Jack Fitzsimons was born in a thatched cottage in 1930. He worked for the county engineers office in Navan and the OPW, before going into private practice.
He was encouraged by his wife to write the book, which became a bestseller. Ironically, the family had to sell the bungalow they were living in to fund the project.
He later became a senator for two terms. Kennas Fitzsimons says that his father was driven by a desire to make good housing affordable to ordinary rural people. “He was a progressive man in his architectural work and as a politician where he advocated for social justice and minority rights. He did what he believed was right, not what was politically expedient,” he says.
“He had a big social conscience, and Bungalow Bliss was an expression of that. If people aren’t able to build [then] the post office, the national school, the local shops, that’s all in trouble.”
Fitzsimons’s legacy is supported in rural Ireland, says Cllr Maura Healy Rae, who has served on Kerry County Council since 2016, when her father Danny was elected to the Dáil.
She is an avowed supporter of one-off housing. In a world where young couples are locked out of home ownership by ever increasing prices, she says that self-building is a lifeline for rural people.

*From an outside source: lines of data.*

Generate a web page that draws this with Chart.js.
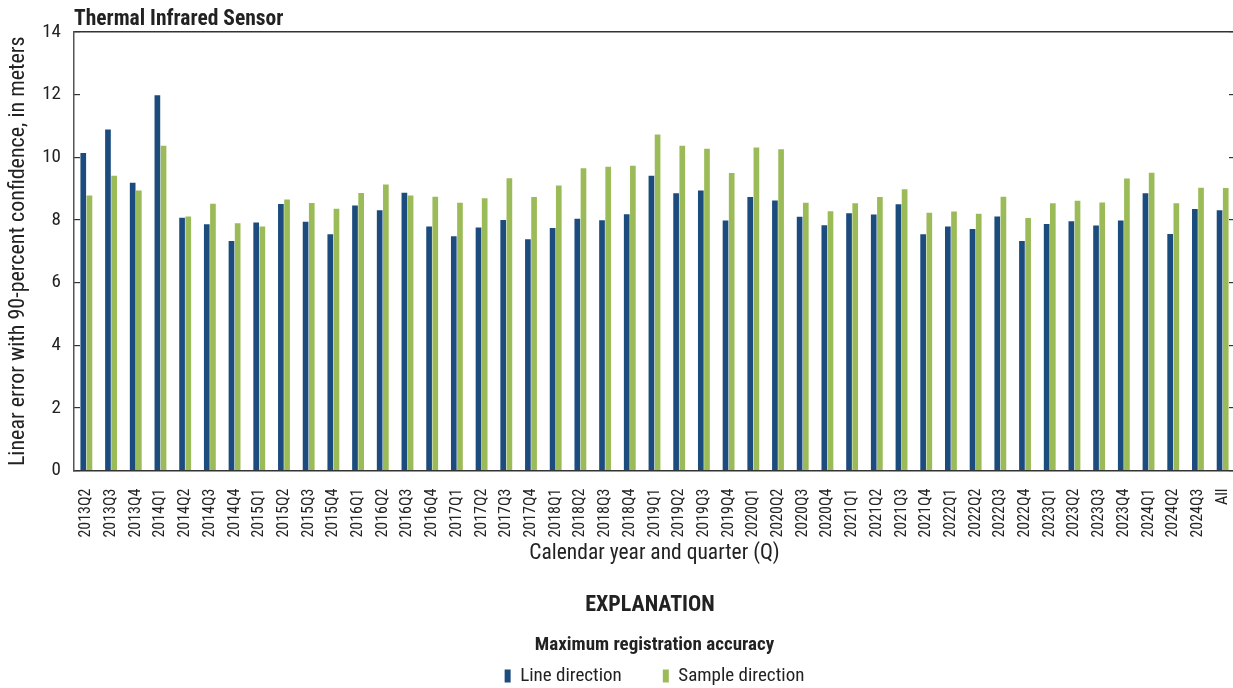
<!DOCTYPE html>
<html>
<head>
<meta charset="utf-8">
<script src="https://cdn.jsdelivr.net/npm/chart.js@4"></script>
<style>
  body { margin: 0; background: #fff; }
  #wrap { position: relative; width: 1233px; height: 688px; overflow: hidden; }
  #chart { position: absolute; left: 0; top: 0; }
  .txt { position: absolute; font-family: 'Liberation Sans Narrow', 'Roboto Condensed', Roboto, sans-serif; color: #222; font-weight: bold; white-space: nowrap; }
  #title { left: 74px; top: 5px; font-size: 21.5px; }
  #expl { left: 550px; width: 200px; top: 591px; font-size: 22px; text-align: center; }
</style>
</head>
<body>
<div id="wrap">
  <canvas id="chart" width="1238" height="688"></canvas>
  <div class="txt" id="title">Thermal Infrared Sensor</div>
  <div class="txt" id="expl">EXPLANATION</div>
</div>
<script>
// quarters
const categories = ['2013Q2', '2013Q3', '2013Q4',
  '2014Q1', '2014Q2', '2014Q3', '2014Q4',
  '2015Q1', '2015Q2', '2015Q3', '2015Q4',
  '2016Q1', '2016Q2', '2016Q3', '2016Q4',
  '2017Q1', '2017Q2', '2017Q3', '2017Q4',
  '2018Q1', '2018Q2', '2018Q3', '2018Q4',
  '2019Q1', '2019Q2', '2019Q3', '2019Q4',
  '2020Q1', '2020Q2', '2020Q3', '2020Q4',
  '2021Q1', '2021Q2', '2021Q3', '2021Q4',
  '2022Q1', '2022Q2', '2022Q3', '2022Q4',
  '2023Q1', '2023Q2', '2023Q3', '2023Q4',
  '2024Q1', '2024Q2', '2024Q3', 'All'];

// linear error, meters
const lineDirection = [10.14, 10.89, 9.19,
  11.98, 8.07, 7.86, 7.33,
  7.92, 8.51, 7.94, 7.54,
  8.46, 8.31, 8.87, 7.79,
  7.48, 7.76, 8.0, 7.38,
  7.74, 8.04, 7.99, 8.18,
  9.41, 8.85, 8.94, 7.98,
  8.73, 8.62, 8.1, 7.83,
  8.21, 8.17, 8.5, 7.54,
  7.79, 7.71, 8.11, 7.33,
  7.87, 7.96, 7.82, 7.98,
  8.85, 7.55, 8.35, 8.31];

const sampleDirection = [8.78, 9.41, 8.94,
  10.37, 8.11, 8.52, 7.89,
  7.79, 8.65, 8.54, 8.36,
  8.86, 9.13, 8.78, 8.74,
  8.55, 8.69, 9.33, 8.73,
  9.1, 9.65, 9.7, 9.73,
  10.73, 10.37, 10.27, 9.5,
  10.31, 10.26, 8.55, 8.28,
  8.53, 8.73, 8.98, 8.23,
  8.27, 8.2, 8.74, 8.06,
  8.53, 8.61, 8.56, 9.32,
  9.51, 8.53, 9.03, 9.02];

const yTicks = [0, 2, 4, 6, 8, 10, 12, 14];

const FONT = "'Liberation Sans Narrow', 'Roboto Condensed', Roboto, sans-serif";
const INK = '#222';
Chart.defaults.font.family = FONT;
Chart.defaults.color = INK;

new Chart(document.getElementById('chart'), {
  type: 'bar',
  data: {
    labels: categories,
    datasets: [{
      label: 'Line direction',
      data: lineDirection,
      backgroundColor: '#1c4b7e',
      xAxisID: 'x', yAxisID: 'y'
    }, {
      label: 'Sample direction',
      data: sampleDirection,
      backgroundColor: '#9bbb59',
      xAxisID: 'x', yAxisID: 'y'
    }]
  },
  options: {
    responsive: false,
    animation: false,
    datasets: { bar: { categoryPercentage: 0.5, barPercentage: 0.92 } },
    layout: { padding: { top: 32, left: 0, right: 0, bottom: -7.5 } },
    scales: {
      x: {
        position: 'bottom',
        grid: { display: false },
        border: { display: true, color: '#333', width: 1.5 },
        ticks: { autoSkip: false, minRotation: 90, maxRotation: 90, padding: 10, font: { size: 16 }, color: INK },
        title: { display: true, text: 'Calendar year and quarter (Q)', font: { size: 21.5 }, color: INK, padding: { top: 0, bottom: 0 } },
        afterFit: s => { s.height = 96; s.paddingLeft = 0; s.paddingRight = 0; }
      },
      xTop: {
        type: 'category',
        position: 'top',
        labels: categories,
        grid: { display: false },
        ticks: { display: false },
        border: { display: true, color: '#333', width: 1.5 },
        afterFit: s => { s.height = 0; s.paddingLeft = 0; s.paddingRight = 0; }
      },
      y: {
        min: 0, max: 14,
        afterBuildTicks: s => { s.ticks = yTicks.map(v => ({ value: v })); },
        grid: { drawOnChartArea: false, tickLength: -6, color: '#333', lineWidth: 1.2 },
        border: { display: true, color: '#555', width: 1.5 },
        ticks: { padding: 19, font: { size: 19 }, color: INK },
        title: { display: true, text: 'Linear error with 90-percent confidence, in meters', font: { size: 22 }, color: INK, padding: { top: 5, bottom: 0 } },
        afterFit: s => { s.width = 74; }
      },
      yRight: {
        position: 'right',
        min: 0, max: 14,
        afterBuildTicks: s => { s.ticks = yTicks.map(v => ({ value: v })); },
        grid: { drawOnChartArea: false, tickLength: -6, color: '#333', lineWidth: 1.2 },
        border: { display: true, color: '#555', width: 1.5 },
        ticks: { display: false },
        afterFit: s => { s.width = 3; }
      }
    },
    plugins: {
      tooltip: { enabled: false },
      legend: {
        position: 'bottom',
        fullSize: false,
        labels: { boxWidth: 6, boxHeight: 13, padding: 41, font: { size: 19 }, color: INK },
        title: {
          display: true,
          text: 'Maximum registration accuracy',
          font: { size: 19, weight: 'bold' },
          color: INK,
          padding: { top: 69, bottom: -32.8 }
        }
      }
    }
  }
});
</script>
</body>
</html>
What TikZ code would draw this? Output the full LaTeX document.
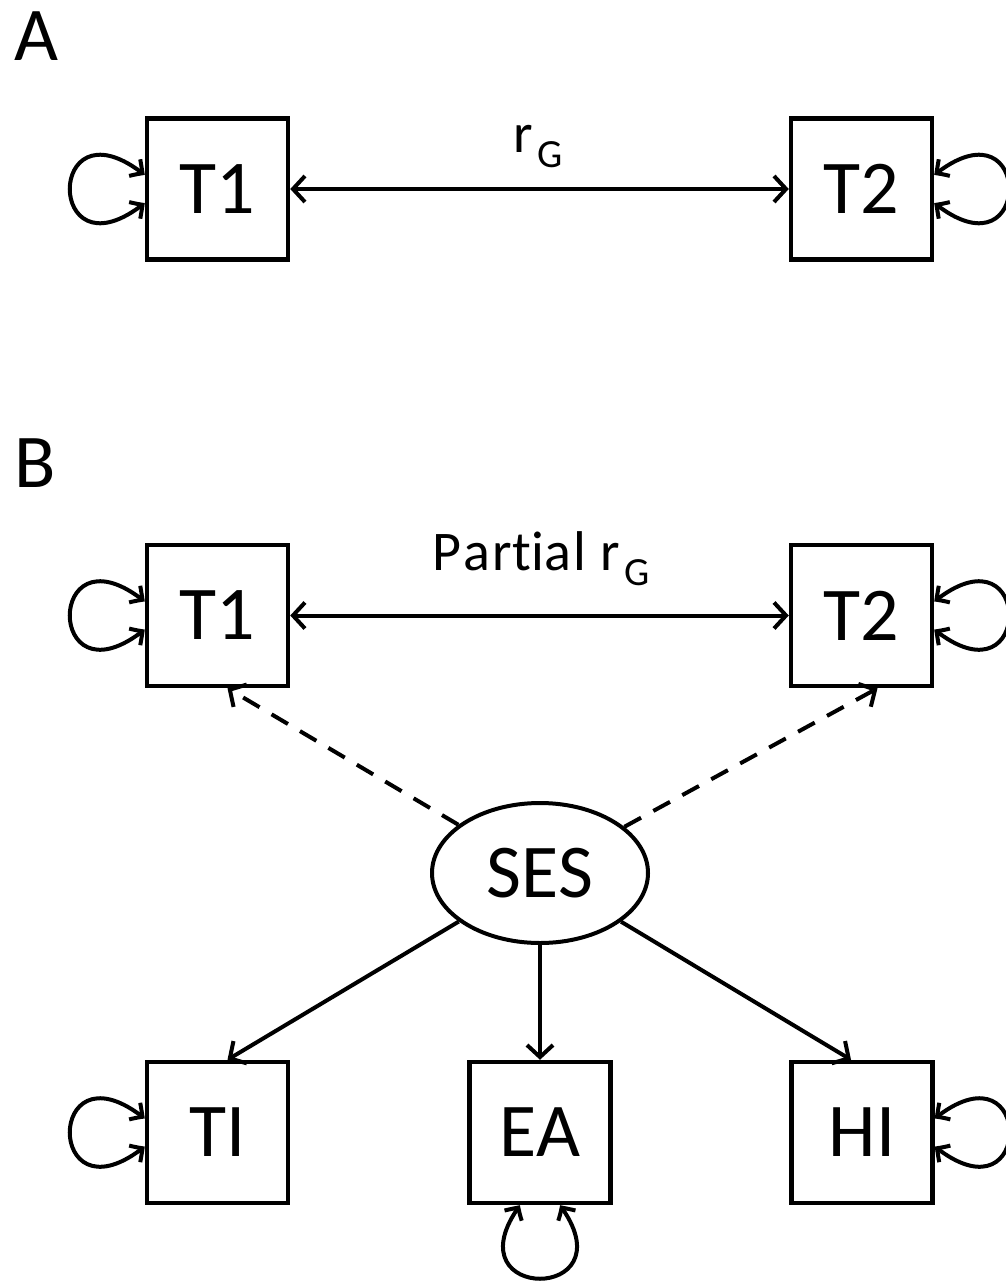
\documentclass[tikz,border=0pt]{standalone}
\usepackage{fontspec}
\setmainfont{Carlito}[Ligatures=NoCommon]
\usetikzlibrary{arrows.meta,shapes.geometric,bending}
\begin{document}
\begin{tikzpicture}[x=1pt,y=-1pt,
  line width=4pt,
  >={Straight Barb[length=12pt,width=26pt]},
  box/.style={draw,line width=4.5pt,minimum width=141pt,minimum height=141pt,inner sep=0pt,
    font=\fontsize{76}{80}\selectfont},
  latent/.style={draw,ellipse,line width=4pt,minimum width=216pt,minimum height=140pt,inner sep=0pt,
    font=\fontsize{76}{80}\selectfont},
  panel/.style={anchor=base west,inner sep=0pt,font=\fontsize{76}{80}\selectfont},
  lab/.style={anchor=base,inner sep=0pt,font=\fontsize{56}{60}\selectfont},
  dsh/.style={dash pattern=on 19pt off 14pt},
  loop/.style={{Straight Barb[length=10pt,width=20pt,bend]}-{Straight Barb[length=10pt,width=20pt,bend]},line width=4pt}
]
\useasboundingbox (0,0) rectangle (1006,1282);

% Panel A
\node[panel] (labA) at (12,60) {A};
\node[box] (T1a) at (217.5,189) {T1};
\node[box] (T2a) at (861.5,189) {T2};
\node[lab] (rA) at (538,152) {r\hspace{4pt}\raisebox{-15pt}{\fontsize{40}{40}\selectfont G}};
\draw[<->] (T1a) -- (T2a);
\draw[loop] ([yshift=14pt]T1a.west) .. controls +(-100,-80) and +(-100,80) .. ([yshift=-14pt]T1a.west);
\draw[loop] ([yshift=14pt]T2a.east) .. controls +(100,-80) and +(100,80) .. ([yshift=-14pt]T2a.east);

% Panel B
\node[panel] (labB) at (12,487) {B};
\node[box] (T1b) at (217.5,615.5) {T1};
\node[box] (T2b) at (861.5,615.5) {T2};
\node[lab] (rB) at (541,570) {{\addfontfeature{LetterSpace=5}Par\kern0ptt\kern0pti\kern0ptal}\hspace{14pt}r\hspace{4pt}\raisebox{-15pt}{\fontsize{40}{40}\selectfont G}};
\draw[<->] (T1b) -- (T2b);
\draw[loop] ([yshift=14pt]T1b.west) .. controls +(-100,-80) and +(-100,80) .. ([yshift=-14pt]T1b.west);
\draw[loop] ([yshift=14pt]T2b.east) .. controls +(100,-80) and +(100,80) .. ([yshift=-14pt]T2b.east);

\node[latent] (SES) at (540,873) {SES};
\draw[->,dsh] (SES) -- ([xshift=10pt]T1b.south);
\draw[->,dsh] (SES) -- ([xshift=16pt]T2b.south);

\node[box] (TI) at (217.5,1132.5) {TI};
\node[box] (EA) at (540,1132.5) {EA};
\node[box] (HI) at (862,1132.5) {HI};
\draw[->] (SES) -- ([xshift=10pt]TI.north);
\draw[->] (SES.south) -- (EA.north);
\draw[->] (SES) -- ([xshift=-11pt]HI.north);

\draw[loop] ([yshift=14pt]TI.west) .. controls +(-100,-80) and +(-100,80) .. ([yshift=-14pt]TI.west);
\draw[loop] ([yshift=14pt]HI.east) .. controls +(100,-80) and +(100,80) .. ([yshift=-14pt]HI.east);
\draw[loop] ([xshift=-20pt]EA.south) .. controls +(-72,98) and +(72,98) .. ([xshift=20pt]EA.south);
\end{tikzpicture}
\end{document}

“People can’t buy the homes themselves; the housing crisis in Killarney, you’ve properties going for €400,000-€600,000, something totally out of the scope of any couple where both are working,” she argues.
“These are people who aren’t looking for anything off anyone, they just want to put a roof over their head,” says Healy-Rae, adding that the situation is complicated by local authority battles over one-off planning rules.
One-off housing may face even closer regulation in Healy Rae’s home territory of Co Kerry. Following rampant development in Co Kerry, zoning in the county under the County Development Plan 2015-2021 has been designed to prevent so-called “urban generated pressure”.
Under the new plan, outsiders would be banned from building in certain pressurised areas, while there is a ban on one-off holiday homes and second homes. Whether such strict rules survive remains to be seen. Attempts in Co Kerry to limit planning permission to locals have been found to contravene the governing principles of the European Union, which guarantees the free movement of people.
However, the National Planning Framework (NPF), published last year by the Government, may swing the pendulum back towards more restrictive planning.
The framework stipulated that a “demonstrable economic need to live in a rural area” must be the “core consideration” when judging planning applications for houses in the countryside.
Housing experts have concerns about Ireland’s lingering love affair with the bungalow, according to Dr Lorcan Sirr, a senior lecturer at the Technological University of Dublin.
One-off housing was a “pragmatic solution” in its time, allowing people to build a house at an affordable cost – but significant trade-offs had to be made, which affect the Ireland of today.
“This is why we have controversies over things like hospitals and broadband. It gets very difficult to provide services to a dispersed settlement pattern. It comes at a price for society,” he said.
Equally, rural housing denuded rural towns and villages of their populations. Rather than move to cities, often people simply moved out from towns and villages, becoming ever more dependent on cars.
“Towns and villages around Ireland are empty because we have promoted one-off housing,” says Sirr, “and people wonder why the pubs close. [It] marginalises vulnerable citizens who don’t have access to services”.
One-off homes: The figures
More than one in four new dwellings built in Ireland last year was a one-off house, according to the Central Statistics Office.
Of the 18,072 new dwellings completed in 2018, some 4,699 were single units, an increase of more than 10 per cent on 2017. The share of new homes composed of one-off dwellings is declining, however.
In 2011, there were 4,814 one-off units built, accounting for almost 69 per cent of the total housing output that year. Both the housing output and the number of one-off housing dipped the following years before recovering from 2014 onwards.
According to the CSO there are some 442,669 one-off houses in rural Ireland, accounting for 71.8 per cent of the total rural housing stock.